::: Source material :::

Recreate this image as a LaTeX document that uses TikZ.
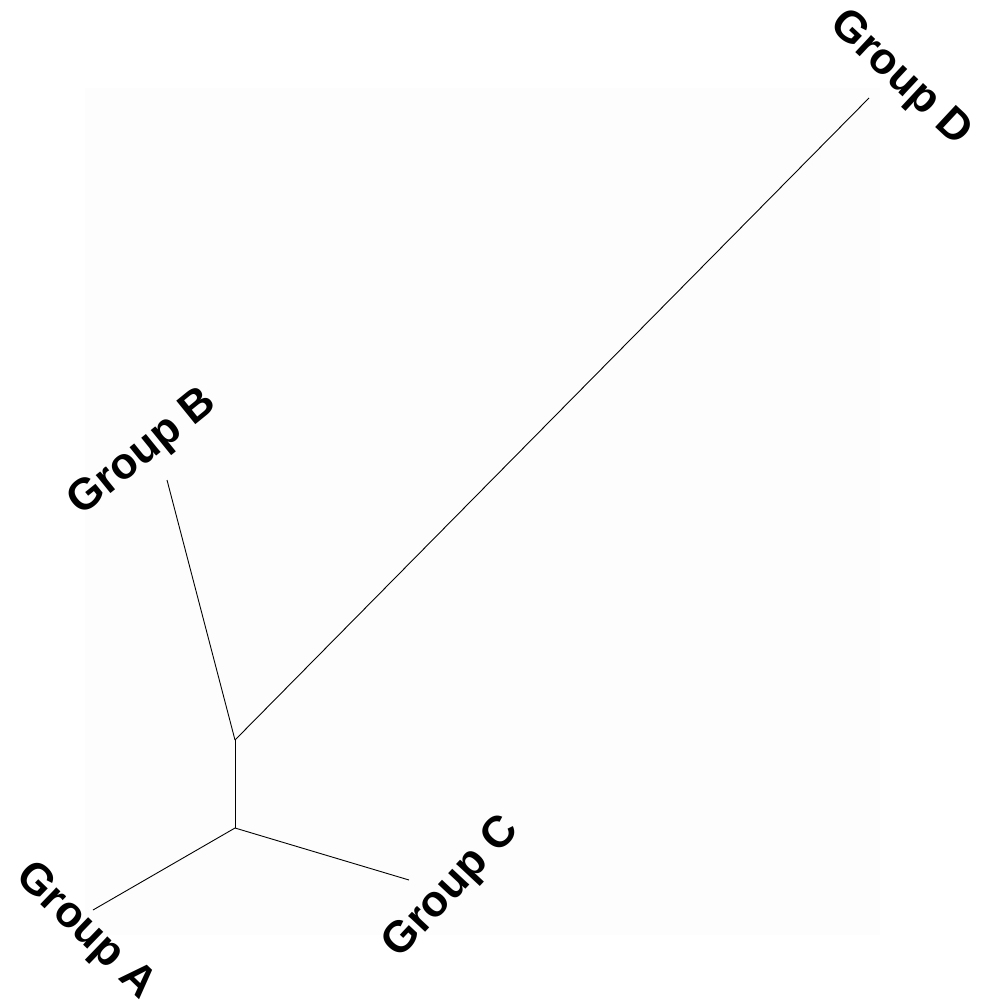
\documentclass[tikz,border=0pt]{standalone}
\usepackage{fontspec}
\setmainfont{Liberation Sans}
\begin{document}
\begin{tikzpicture}[x=1pt,y=-1pt,
  branch/.style={draw=black,line width=0.9pt},
  lbl/.style={font=\bfseries\fontsize{44}{50}\selectfont,inner sep=0pt}]
\useasboundingbox (0,0) rectangle (986,1003);
\fill[white] (0,0) rectangle (986,1003);
\fill[black!0.6] (85,88) rectangle (880,935);
\coordinate (j1) at (235,740);
\coordinate (j2) at (235,828);
\coordinate (b) at (167,480);
\coordinate (d) at (869,98);
\coordinate (a) at (93,910);
\coordinate (c) at (409,880);
\draw[branch] (j1) -- (b);
\draw[branch] (j1) -- (d);
\draw[branch] (j1) -- (j2);
\draw[branch] (j2) -- (a);
\draw[branch] (j2) -- (c);
\node[lbl,rotate=-44] (la) at (85,932) {Group A};
\node[lbl,rotate=39] (lb) at (143,453) {Group B};
\node[lbl,rotate=47] (lc) at (452,888) {Group C};
\node[lbl,rotate=-43] (ld) at (900,79) {Group D};
\end{tikzpicture}
\end{document}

:::

▸ Request
From the listing, extract all text exactly as given and drop any picture.

▸ Exercise answer
Recreate this image as a LaTeX document that uses TikZ.
\documentclass[tikz,border=0pt]{standalone}
\usepackage{fontspec}
\setmainfont{Liberation Sans}
\begin{document}
\begin{tikzpicture}[x=1pt,y=-1pt,
  branch/.style={draw=black,line width=0.9pt},
  lbl/.style={font=\bfseries\fontsize{44}{50}\selectfont,inner sep=0pt}]
\useasboundingbox (0,0) rectangle (986,1003);
\fill[white] (0,0) rectangle (986,1003);
\fill[black!0.6] (85,88) rectangle (880,935);
\coordinate (j1) at (235,740);
\coordinate (j2) at (235,828);
\coordinate (b) at (167,480);
\coordinate (d) at (869,98);
\coordinate (a) at (93,910);
\coordinate (c) at (409,880);
\draw[branch] (j1) -- (b);
\draw[branch] (j1) -- (d);
\draw[branch] (j1) -- (j2);
\draw[branch] (j2) -- (a);
\draw[branch] (j2) -- (c);
\node[lbl,rotate=-44] (la) at (85,932) {Group A};
\node[lbl,rotate=39] (lb) at (143,453) {Group B};
\node[lbl,rotate=47] (lc) at (452,888) {Group C};
\node[lbl,rotate=-43] (ld) at (900,79) {Group D};
\end{tikzpicture}
\end{document}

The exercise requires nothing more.